Conspiracists engage in the pretense of cognition not just because they want others to believe their claim, but also because they want to convince themselves that it's okay to believe it, that they're not dishonest hacks ginning up fantasies. So to engage in argumentation with the conspiracist as though he's really honestly gathering evidence is to assist him in his pretense, to help him pretend to himself and others that he really cares about the truth when he doesn't. This is why conspiracists need to be dismissed as dishonest, not argued with. [bold added]
It is striking how swiftly in Bayer's analysis what can one do? follows from what is it?

2. At the blog of the Texas Institute for Property Rights, Brian Phillips argues that regulation is making housing unaffordable:
[A] study by the National Association of Home Builders found that building codes enacted in the past decade have added 6.1 percent to the price of new housing. The total cost of regulatory compliance adds more than $93,000 to the cost of the average new home. At the same time, exclusionary zoning, and particularly single-family zoning, drives up the cost of land within a city. It is not unusual for an empty lot in desirable locations to cost $200,000 or more. This means that even before construction begins, the cost of a new home is unaffordable for low- and moderate-income households. Multi-family housing is similarly impacted by government regulations... [bold added, link removed]
I have not had a chance to read Phillip's book (linked within his post), but I know from recent experience that, as eye-watering as the above amounts are, they're just the tip of the iceberg.
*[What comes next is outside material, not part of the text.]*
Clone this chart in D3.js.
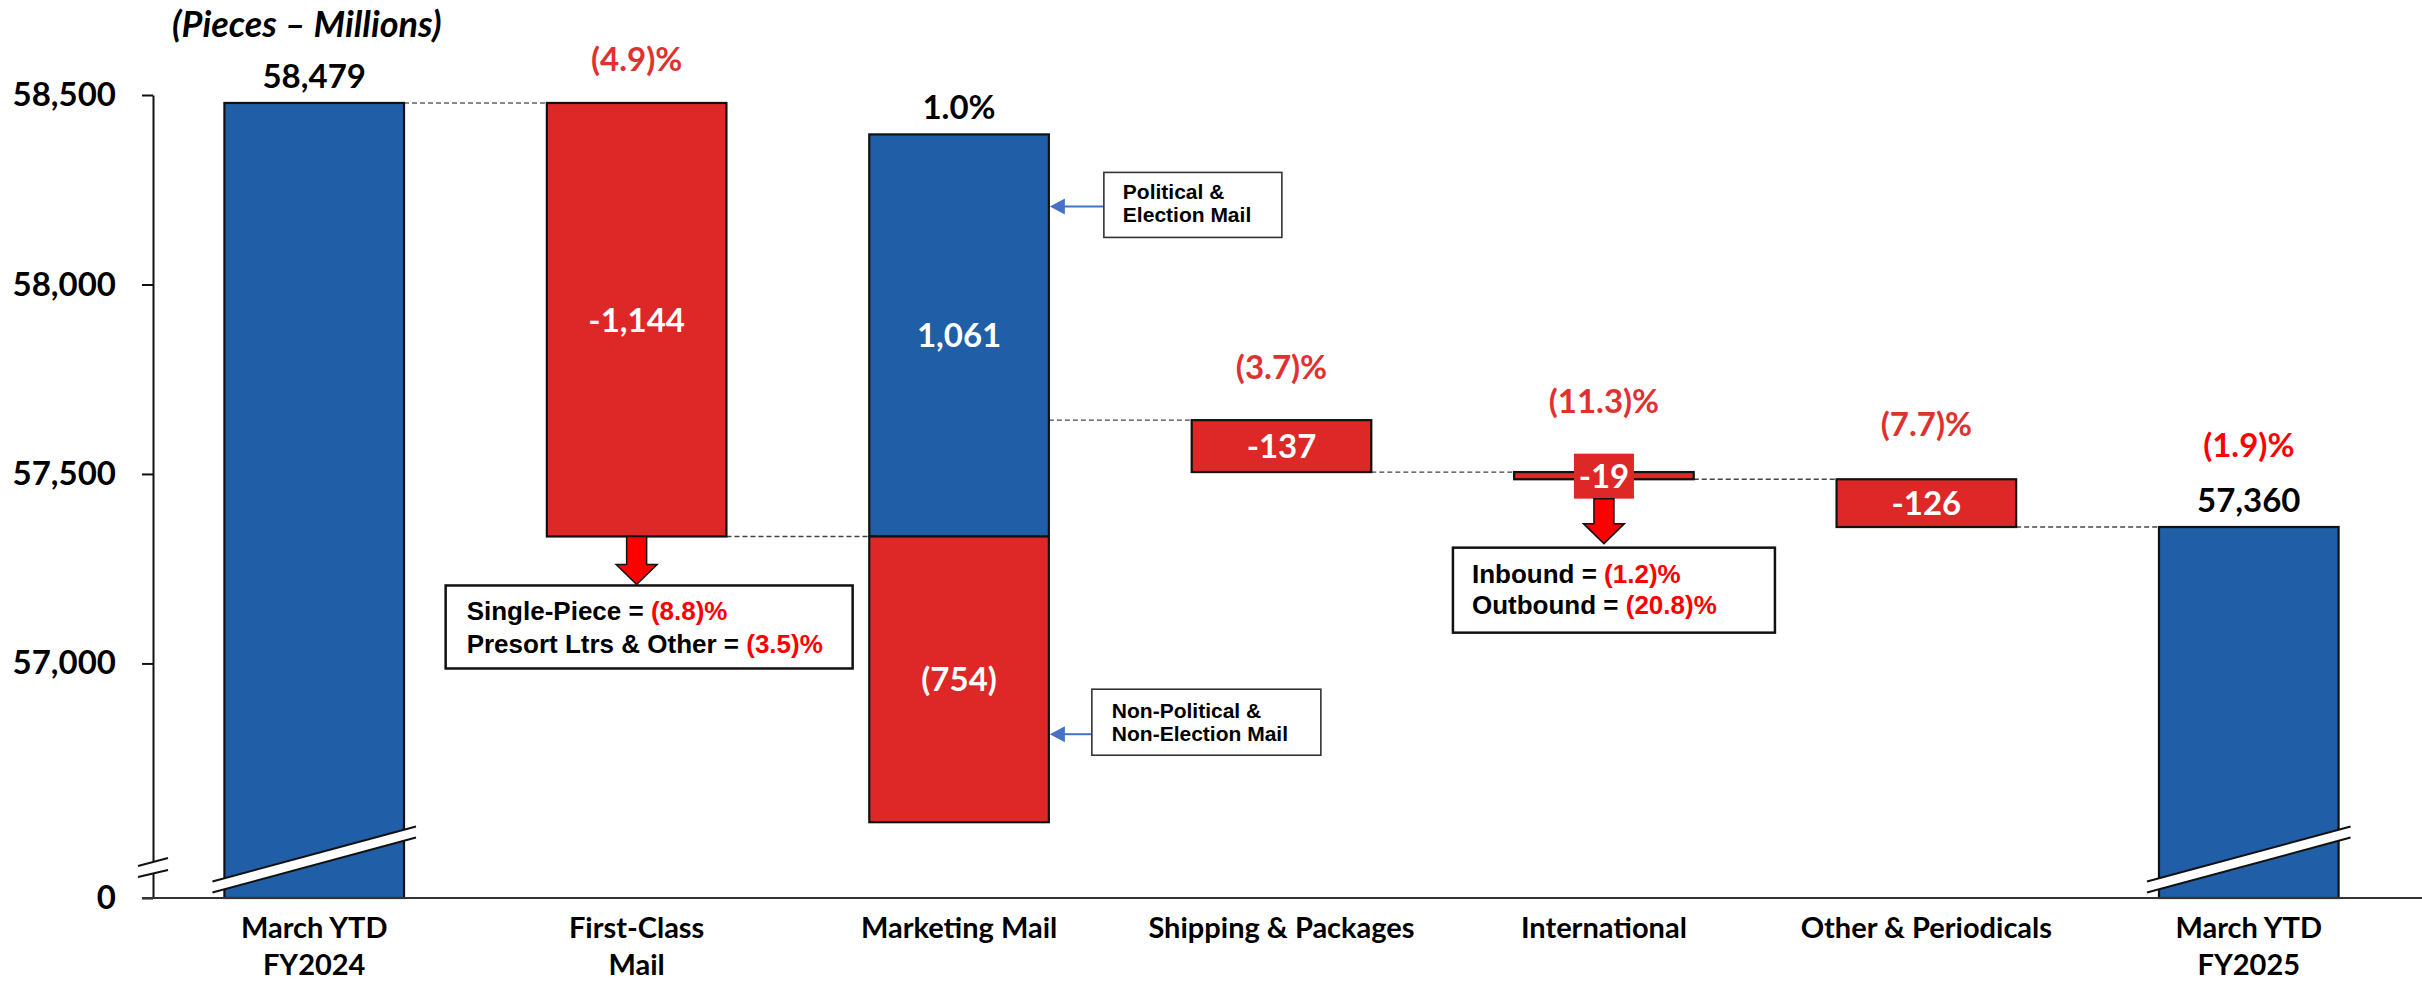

Just off the top of my head: Central planning via interest rates caught us coming and going in our recent interstate move, and socialized education very strongly affects housing prices in either direction and has serious knock-on effects on local quality of life.

3. At Thinking Directions, Jean Moroney offers her advice regarding a common affliction of the conscientious:
The practical problem with a strong desire for approval is that it undercuts every social situation, especially once you realize how self-destructive it is in the long term.

For example, a questioner at a talk I gave recently confessed that he was ambivalent about asking his question, because part of him wanted to get approval from me and the audience for asking a "brilliant" question. It was a good question (on this exact topic), but I suspect he felt ambivalent and guilty in racing to the microphone to ask it. He had convinced himself that it was proper to ask, but the desire for approval reflected a part of him that he didn't approve of.

So there he was, doing something perfectly rational, yet experiencing some guilt and maybe a little self-doubt. That doesn't seem fair, does it? [bold added]
Approval from rational people for rational reasons is still a value, of course, so Moroney also offers her thoughts on putting that value in its proper place.

4. At How to Be Profitable and Moral, Jaana Woiceshyn explains why government meddling in the name of "fairness" is a bad thing, ending with a call to arms:
If we want to defend freedom, we must oppose "fairness" initiatives and hold the government accountable for protecting individual rights, using whatever channels are available, such as social media or our political representatives. And we should do so while we still have free speech that makes criticizing the government and stopping the erosion of freedom possible. [bold added]
One need only look at what is going on in Venezuela to see the long-term alternative.